The open-loop system block diagram is given in (a) - refer to this throughtout this Section.

Based on this representation, an open-loop system consists of:

• Input: A command signal (electrical, mechanical, or thermal) that drives the system.
• Actuator: A device that converts the input signal into physical action, such as movement, force, or position (e.g., motor, valve, hydraulic piston).
• Process (plant): The part of the system that changes due to the actuator’s action, with this producing the output.

Negatives of Open-Loop Systems

• No feedback link between input and output, so the desired control is often not achieved, leading to persistent errors.
• Cannot compensate for disturbances (e.g., a window opening in a heated room when the heater supplies constant power).
• Lacks robustness to variations such as system changes, ageing, or component wear.

Examples

• Examples include toaster, washing machine and sprinkler system.hine.

The closed-loop control system block diagram is given in (b) - refer to this throughtout this Section.
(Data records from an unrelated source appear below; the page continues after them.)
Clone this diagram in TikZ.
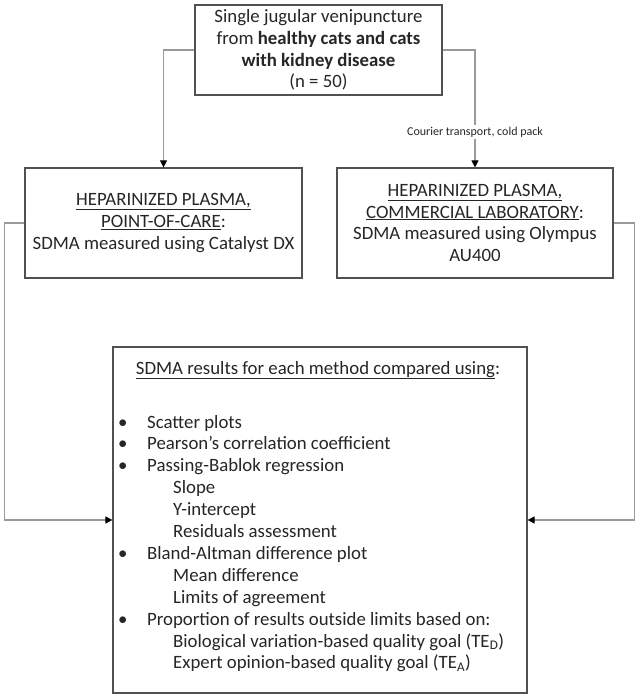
\documentclass[tikz,border=0pt]{standalone}
\usepackage{fontspec}
\setmainfont{Carlito}
\usetikzlibrary{arrows.meta}
\definecolor{txt}{HTML}{262626}
\definecolor{edge}{HTML}{505050}
\definecolor{conn}{HTML}{9A9A9A}
\begin{document}
\begin{tikzpicture}[x=1pt,y=-1pt,
  box/.style={draw=edge, line width=1.2pt, inner sep=0pt, align=center, text=txt,
    font=\fontsize{18.8}{21.8}\selectfont},
  connector/.style={draw=conn, line width=1.1pt, -{Triangle[length=7pt,width=7pt,color=black]}},
  item/.style={anchor=base west, inner sep=0pt, text=txt, font=\fontsize{18.8}{21}\selectfont},
  note/.style={fill=white, inner sep=2pt, text=txt, font=\fontsize{12}{14}\selectfont}]
\useasboundingbox (0,0) rectangle (639,698);
\fill[white] (0,0) rectangle (639,698);

\node[box, minimum width=247pt, minimum height=90pt] (top) at (318.5,50)
  {Single jugular venipuncture\\ from \textbf{healthy cats and cats}\\ \textbf{with kidney disease}\\ (n = 50)};

\node[box, minimum width=277pt, minimum height=110pt] (lbox) at (163.5,223)
  {\underline{HEPARINIZED PLASMA,}\\ \underline{POINT-OF-CARE}:\\ SDMA measured using Catalyst DX};

\node[box, minimum width=276pt, minimum height=110pt] (rbox) at (475,223)
  {\underline{HEPARINIZED PLASMA,}\\ \underline{COMMERCIAL LABORATORY}:\\ SDMA measured using Olympus\\ AU400};

\node[box, minimum width=414pt, minimum height=346pt] (bbox) at (320,520) {};

\node[item, anchor=base] (head) at (318,374) {\underline{SDMA results for each method compared using}:};

\node[item] (i1) at (118,428) {\makebox[29pt][l]{•}Scatter plots};
\node[item] (i2) at (118,449.9) {\makebox[29pt][l]{•}Pearson’s correlation coefficient};
\node[item] (i3) at (118,471.8) {\makebox[29pt][l]{•}Passing-Bablok regression};
\node[item] (i4) at (173,493.7) {Slope};
\node[item] (i5) at (173,515.6) {Y-intercept};
\node[item] (i6) at (173,537.5) {Residuals assessment};
\node[item] (i7) at (118,559.4) {\makebox[29pt][l]{•}Bland-Altman difference plot};
\node[item] (i8) at (173,581.3) {Mean difference};
\node[item] (i9) at (173,603.2) {Limits of agreement};
\node[item] (i10) at (118,625.1) {\makebox[29pt][l]{•}Proportion of results outside limits based on:};
\node[item] (i11) at (173,647) {Biological variation-based quality goal (TE\textsubscript{D})};
\node[item] (i12) at (173,668.9) {Expert opinion-based quality goal (TE\textsubscript{A})};

\draw[connector] (top.west) -| (lbox.north);
\draw[connector] (top.east) -| (rbox.north);
\node[note] (courier) at (475,132) {Courier transport, cold pack};

\draw[connector] (lbox.west) -- ++(-20,0) |- (bbox.west);
\draw[connector] (rbox.east) -- ++(21,0) |- (bbox.east);
\end{tikzpicture}
\end{document}
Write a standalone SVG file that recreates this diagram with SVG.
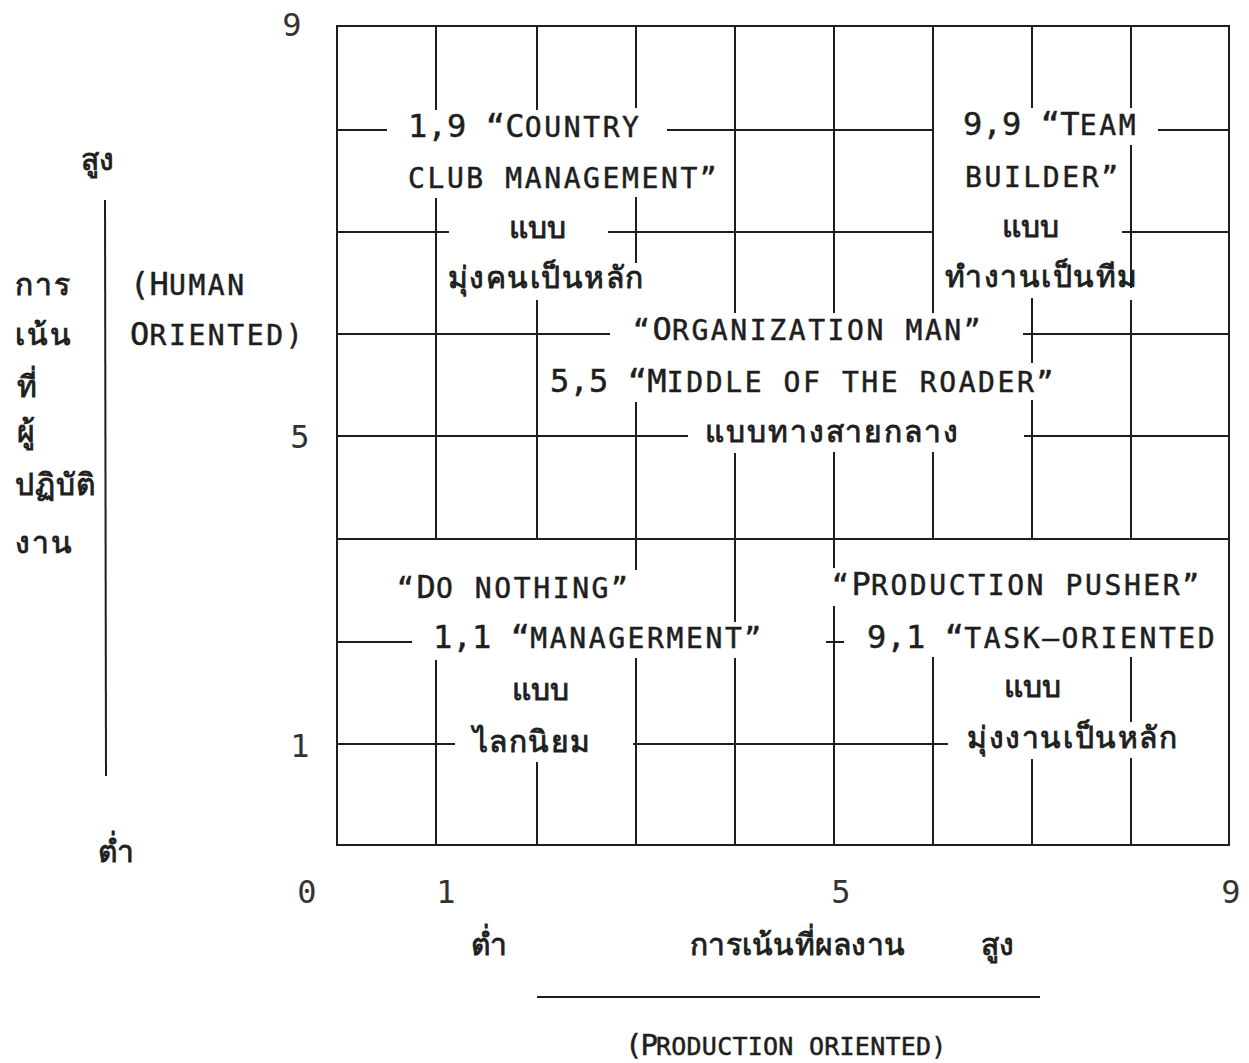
<svg xmlns="http://www.w3.org/2000/svg" width="1249" height="1063" viewBox="0 0 1249 1063">
<style>
text{font-family:"DejaVu Sans Mono","Liberation Mono","Noto Sans",sans-serif;fill:#1e1e1e;stroke:#1e1e1e;stroke-width:0.5px}
.L{font-size:32px;letter-spacing:0.2px}
.S{font-size:28px;letter-spacing:2.6px}
.th{font-size:30px;stroke-width:0.9px}
.num{font-size:32px;fill:#333;stroke-width:0}
.g line{stroke:#1e1e1e;stroke-width:2;stroke-linecap:butt}
</style>
<rect width="1249" height="1063" fill="#fff"/>
<g id="grid" class="g">
<rect x="337" y="26" width="892" height="819" fill="none" stroke="#1e1e1e" stroke-width="2"/>
<line x1="436" y1="26" x2="436" y2="110"/><line x1="436" y1="198" x2="436" y2="539"/><line x1="436" y1="660" x2="436" y2="845"/>
<line x1="537" y1="26" x2="537" y2="110"/><line x1="537" y1="300" x2="537" y2="539"/><line x1="537" y1="762" x2="537" y2="845"/>
<line x1="636" y1="26" x2="636" y2="108"/><line x1="636" y1="197" x2="636" y2="263"/><line x1="636" y1="402" x2="636" y2="570"/><line x1="636" y1="658" x2="636" y2="845"/>
<line x1="735" y1="26" x2="735" y2="313"/><line x1="735" y1="453" x2="735" y2="622"/><line x1="735" y1="658" x2="735" y2="845"/>
<line x1="834" y1="26" x2="834" y2="313"/><line x1="834" y1="452" x2="834" y2="568"/><line x1="834" y1="606" x2="834" y2="845"/>
<line x1="933" y1="26" x2="933" y2="313"/><line x1="933" y1="452" x2="933" y2="539"/><line x1="933" y1="657" x2="933" y2="845"/>
<line x1="1032" y1="26" x2="1032" y2="108"/><line x1="1032" y1="298" x2="1032" y2="363"/><line x1="1032" y1="400" x2="1032" y2="539"/><line x1="1032" y1="759" x2="1032" y2="845"/>
<line x1="1131" y1="26" x2="1131" y2="108"/><line x1="1131" y1="145" x2="1131" y2="288"/><line x1="1131" y1="300" x2="1131" y2="539"/><line x1="1131" y1="657" x2="1131" y2="722"/><line x1="1131" y1="758" x2="1131" y2="845"/>
<line x1="337" y1="130" x2="387" y2="130"/><line x1="667" y1="130" x2="933" y2="130"/><line x1="1158" y1="130" x2="1229" y2="130"/>
<line x1="337" y1="232" x2="449" y2="232"/><line x1="608" y1="232" x2="933" y2="232"/><line x1="1122" y1="232" x2="1229" y2="232"/>
<line x1="337" y1="334" x2="610" y2="334"/><line x1="1023" y1="334" x2="1229" y2="334"/>
<line x1="337" y1="436" x2="688" y2="436"/><line x1="1024" y1="436" x2="1229" y2="436"/>
<line x1="337" y1="539" x2="1229" y2="539"/>
<line x1="337" y1="642" x2="412" y2="642"/><line x1="826" y1="642" x2="844" y2="642"/>
<line x1="337" y1="744" x2="455" y2="744"/><line x1="633" y1="744" x2="948" y2="744"/>
<line x1="105" y1="200" x2="106" y2="776"/>
<line x1="537" y1="997" x2="1040" y2="997"/>
</g>
<g id="axis-numbers">
<text class="num" x="292" y="36" text-anchor="middle">9</text>
<text class="num" x="300" y="448" text-anchor="middle">5</text>
<text class="num" x="300" y="757" text-anchor="middle">1</text>
<text class="num" x="307" y="903" text-anchor="middle">0</text>
<text class="num" x="446" y="903" text-anchor="middle">1</text>
<text class="num" x="841" y="903" text-anchor="middle">5</text>
<text class="num" x="1231" y="903" text-anchor="middle">9</text>
</g>
<g id="y-axis-label">
<text class="th" x="97" y="170" text-anchor="middle">สูง</text>
<text class="th" x="15" y="295" letter-spacing="2">การ</text>
<text class="th" x="15" y="345" letter-spacing="2">เน้น</text>
<text class="th" x="17" y="397">ที่</text>
<text class="th" x="17" y="442">ผู้</text>
<text class="th" x="15" y="495" letter-spacing="1">ปฏิบัติ</text>
<text class="th" x="15" y="553" letter-spacing="2">งาน</text>
<text class="th" x="116" y="862" text-anchor="middle">ต่ำ</text>
<text x="130" y="295"><tspan class="L">(H</tspan><tspan class="S">UMAN</tspan></text>
<text x="130" y="345"><tspan class="L">O</tspan><tspan class="S">RIENTED)</tspan></text>
</g>
<g id="x-axis-label">
<text class="th" x="489" y="955" text-anchor="middle">ต่ำ</text>
<text class="th" x="690" y="955" textLength="215">การเน้นที่ผลงาน</text>
<text class="th" x="997" y="955" text-anchor="middle">สูง</text>
<text x="625" y="1055"><tspan style="font-size:29px;letter-spacing:-2px">(P</tspan><tspan style="font-size:25px;letter-spacing:0.25px">RODUCTION ORIENTED)</tspan></text>
</g>
<g id="node-1-9">
<text x="408" y="137"><tspan class="L">1,9 “C</tspan><tspan class="S">OUNTRY</tspan></text>
<text x="408" y="188"><tspan class="S">CLUB MANAGEMENT”</tspan></text>
<text class="th" x="537" y="238" text-anchor="middle">แบบ</text>
<text class="th" x="448" y="288" textLength="195">มุ่งคนเป็นหลัก</text>
</g>
<g id="node-9-9">
<text x="963" y="135"><tspan class="L">9,9 “T</tspan><tspan class="S">EAM</tspan></text>
<text x="965" y="187"><tspan class="S">BUILDER”</tspan></text>
<text class="th" x="1030" y="237" text-anchor="middle">แบบ</text>
<text class="th" x="945" y="287" textLength="192">ทำงานเป็นทีม</text>
</g>
<g id="node-5-5">
<text x="633" y="340"><tspan class="S">“</tspan><tspan class="L">O</tspan><tspan class="S">RGANIZATION MAN”</tspan></text>
<text x="550" y="392"><tspan class="L">5,5 “M</tspan><tspan class="S">IDDLE OF THE ROADER”</tspan></text>
<text class="th" x="705" y="442" textLength="253">แบบทางสายกลาง</text>
</g>
<g id="node-1-1">
<text x="397" y="598"><tspan class="S">“</tspan><tspan class="L">D</tspan><tspan class="S">O NOTHING”</tspan></text>
<text x="433" y="648"><tspan class="L">1,1 “</tspan><tspan class="S">MANAGERMENT”</tspan></text>
<text class="th" x="540" y="700" text-anchor="middle">แบบ</text>
<text class="th" x="473" y="752" textLength="117">ไลกนิยม</text>
</g>
<g id="node-9-1">
<text x="832" y="595"><tspan class="S">“</tspan><tspan class="L">P</tspan><tspan class="S">RODUCTION PUSHER”</tspan></text>
<text x="867" y="648"><tspan class="L">9,1 “</tspan><tspan class="S">TASK—ORIENTED</tspan></text>
<text class="th" x="1032" y="697" text-anchor="middle">แบบ</text>
<text class="th" x="967" y="748" textLength="210">มุ่งงานเป็นหลัก</text>
</g>
</svg>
As well as the open-loop system format, to form a closed-loop control system, this consists of:

• Measurement (use of Sensor/Transducer): A device that is configured to provide a measurement of the system output (e.g., speed sensor, temperature probe)
• Feedback: The signal from the measurement that is returned for comparison with the reference.
• Reference: The desired output of the system (e.g., vehicle speed, room temperature).
• Error: The signal formed by subtracting the feedback (measured output) from the reference.
• Controller: The 'decision-making' unit that processes the error and generates a control output signal/command.
• Actuator: A device that executes the controller’s output command by applying physical action to the process (e.g., motor, valve, hydraulic piston).
• Process (Plant): The physical process being controlled, which responds to the actuator’s action and produces the output.
• Dotted arror: represents a physical connection between the measurment unit and system, but this is not a signal, i.e., the measurement unit is located within the system

Benefits of Closed-Loop control Systems

• When properly configured (although more complex to do so!), the system output closely follows the reference (desired output).
• More robust to disturbances and uncertainties, e.g., a vehicle maintaining speed on changing gradients.
• Essential for applications requiring high precision, reliability, and safety.

Examples

• Examples include aircraft autopilot, vehicle cruise control, CNC machines and air conditioning.